Power and control permeate every line. The duke's monologue is itself an exercise in control—he shapes the narrative, interprets events according to his perspective, and uses the occasion to establish dominance over the emissary and, by extension, to set terms for his next marriage. His refusal to "stoop" to direct communication with his wife reveals a pathological need to maintain superiority at all costs.
Emotional Impact and Psychological Complexity
The poem's power lies in its ability to make readers complicit in the duke's perspective while simultaneously revealing his monstrosity. Through careful reading, we recognize that the duchess's only sin was being human—being capable of joy, gratitude, and appreciation for beauty. The duke's interpretation of these natural human responses as character defects exposes the twisted logic of a controlling personality.

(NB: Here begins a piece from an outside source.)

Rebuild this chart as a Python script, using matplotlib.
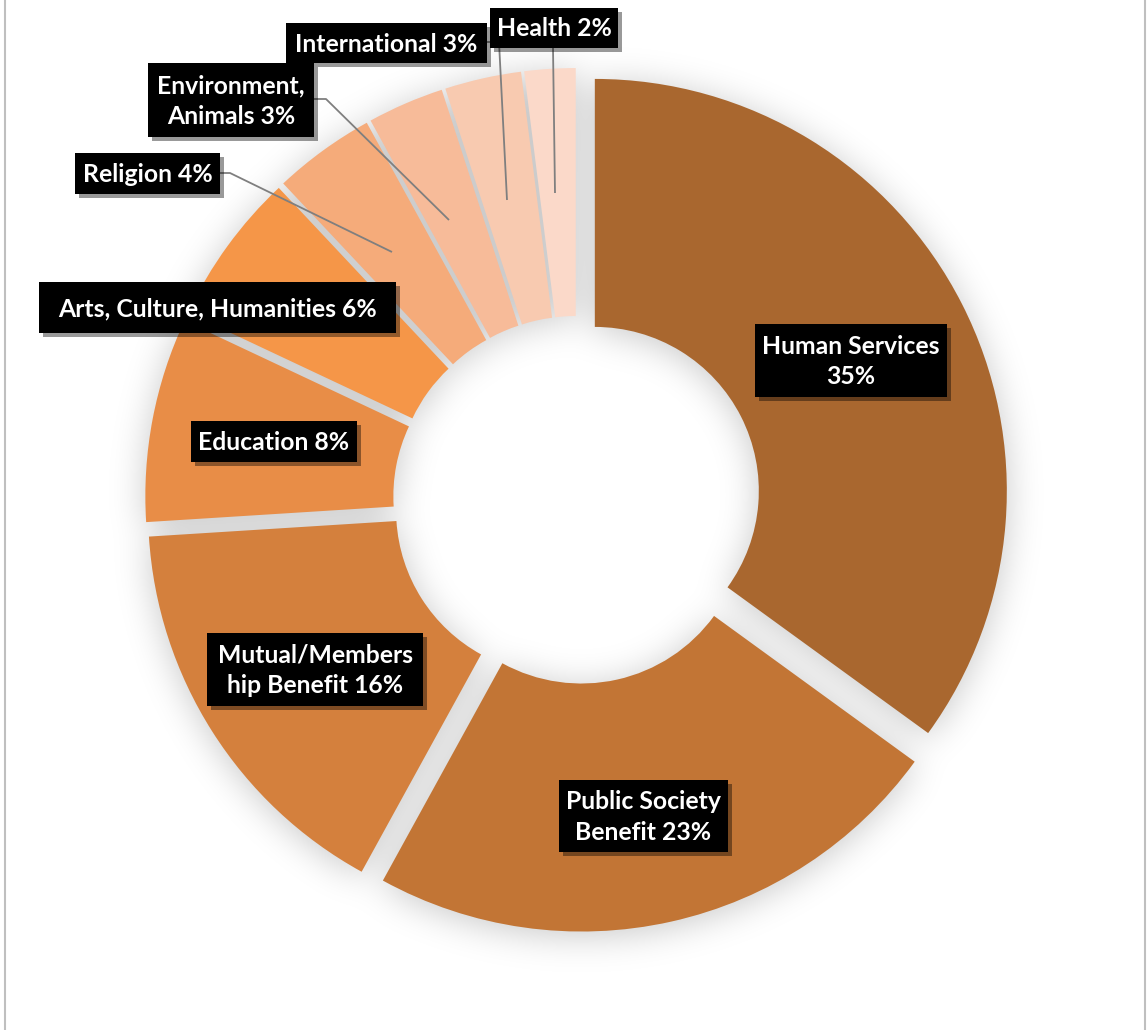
import numpy as np
import matplotlib
matplotlib.use("Agg")
import matplotlib.pyplot as plt
import matplotlib.patheffects as pe
from matplotlib.lines import Line2D
from matplotlib.patches import Rectangle

# ---------------- data ----------------
categories = ["Human Services", "Public Society Benefit", "Mutual/Membership Benefit",
              "Education", "Arts, Culture, Humanities", "Religion",
              "Environment, Animals", "International", "Health"]
values = [35, 23, 16, 8, 6, 4, 3, 3, 2]
label_texts = ["Human Services\n35%", "Public Society\nBenefit 23%", "Mutual/Members\nhip Benefit 16%",
               "Education 8%", "Arts, Culture, Humanities 6%", "Religion 4%",
               "Environment,\nAnimals 3%", "International 3%", "Health 2%"]
colors = ["#A9672F", "#C27535", "#D4803D", "#E88D47", "#F59648",
          "#F5AB7A", "#F7BB99", "#F8CAB0", "#FBD9C9"]

# ---------------- layout (pixels) ----------------
W, H = 1148, 1030
CX, CY = 577, 500          # donut centre (px from top)
R = 412                    # outer radius
RING = 248                 # ring width
EXP = 20                   # explosion distance

def Y(y):
    return H - y

# label boxes (x0, y0, x1, y1) in px from top-left
label_boxes = [(755, 324, 947, 397), (559, 780, 728, 852), (207, 633, 423, 706),
               (191, 421, 357, 462), (39, 282, 396, 333), (75, 153, 220, 194),
               (148, 63, 314, 137), (286, 23, 487, 63), (490, 8, 618, 48)]
# leader lines for the small slices
leaders = {
    5: [(220, 173), (230, 173), (392, 252)],
    6: [(314, 99), (326, 99), (449, 220)],
    7: [(487, 42), (499, 42), (507, 200)],
    8: [(553, 48), (555, 193)],
}

plt.rcParams['font.family'] = ['Lato', 'DejaVu Sans']

def draw_pie(ax, cols):
    w, _ = ax.pie(values, colors=cols, startangle=90, counterclock=False,
                  radius=R, center=(CX, Y(CY)), explode=[EXP] * len(values),
                  wedgeprops=dict(width=RING, linewidth=0))
    ax.set_xlim(0, W)
    ax.set_ylim(0, H)
    ax.set_aspect('equal')
    ax.axis('off')
    return w

# ---------------- shadow mask (rendered off-screen) ----------------
sfig = plt.figure(figsize=(W / 100, H / 100), dpi=100)
sax = sfig.add_axes([0, 0, 1, 1])
draw_pie(sax, ['black'] * len(values))
sfig.canvas.draw()
img = np.asarray(sfig.canvas.buffer_rgba()).astype(float)
plt.close(sfig)
mask = 1.0 - img[:, :, 0] / 255.0
mask = np.roll(mask, 4, axis=0)

def blur(a, sigma):
    r = int(3 * sigma)
    k = np.exp(-0.5 * (np.arange(-r, r + 1) / sigma) ** 2)
    k /= k.sum()
    p = np.pad(a, ((r, r), (0, 0)))
    out = np.zeros_like(a)
    for i, kv in enumerate(k):
        out += kv * p[i:i + a.shape[0], :]
    p = np.pad(out, ((0, 0), (r, r)))
    out2 = np.zeros_like(a)
    for i, kv in enumerate(k):
        out2 += kv * p[:, i:i + a.shape[1]]
    return out2

sh = blur(mask, 18)
rgba = np.zeros((sh.shape[0], sh.shape[1], 4))
rgba[:, :, 3] = np.clip(sh * 0.22, 0, 1)

# ---------------- main figure ----------------
fig = plt.figure(figsize=(W / 100, H / 100), dpi=100)
fig.patch.set_facecolor('white')
ax = fig.add_axes([0, 0, 1, 1])
ax.imshow(rgba, extent=(0, W, 0, H), origin='upper', zorder=0, interpolation='bilinear')
wedges = draw_pie(ax, colors)
for w in wedges:
    w.set_zorder(2)

# leader lines
for idx, pts in leaders.items():
    xs = [p[0] for p in pts]
    ys = [Y(p[1]) for p in pts]
    ax.plot(xs, ys, color='#7F7F7F', lw=1.3, zorder=3, solid_capstyle='butt')

# labels: black boxes with soft shadow, white bold text
for txt, (x0, y0, x1, y1) in zip(label_texts, label_boxes):
    rect = Rectangle((x0, Y(y1)), x1 - x0, y1 - y0, facecolor='black', edgecolor='none', zorder=5)
    rect.set_path_effects([
        pe.SimplePatchShadow(offset=(3, -3), shadow_rgbFace='black', alpha=0.4),
        pe.Normal()])
    ax.add_patch(rect)
    ax.text((x0 + x1) / 2, Y((y0 + y1) / 2 + 1), txt, ha='center', va='center', color='white',
            fontsize=17.8, fontweight='bold', linespacing=1.42, zorder=6)

# outer frame lines (left & right)
fig.add_artist(Line2D([4.5 / W, 4.5 / W], [0, 1], transform=fig.transFigure, color='#BFBFBF', lw=1.5))
fig.add_artist(Line2D([1145 / W, 1145 / W], [0, 1], transform=fig.transFigure, color='#BFBFBF', lw=1.5))

fig.savefig('out.png', dpi=100, facecolor='white')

The casual reference to "I gave commands; / Then all smiles stopped together" is chilling in its understatement. The duke never explicitly states that he murdered his wife, yet the implication is unmistakable and devastating. This restraint makes the poem more psychologically disturbing than explicit confession would be, forcing readers to confront the reality of what the duke has done.
Significance and Legacy
"My Last Duchess" remains profoundly significant as a critique of patriarchal power and masculine possessiveness. The poem demonstrates how language can be manipulated to justify the unjustifiable, how rationalization can mask cruelty, and how systems of power can render women voiceless and disposable. For contemporary readers, the poem serves as a powerful examination of controlling behavior and the psychology of abusers who view their partners as possessions rather than persons.
Browning's achievement lies in creating a character so psychologically complex and so disturbingly sympathetic in his self-presentation that readers must actively work to reject his perspective. This engagement with the text makes "My Last Duchess" an enduring masterpiece of psychological portraiture and a timeless exploration of the dangers of unchecked power.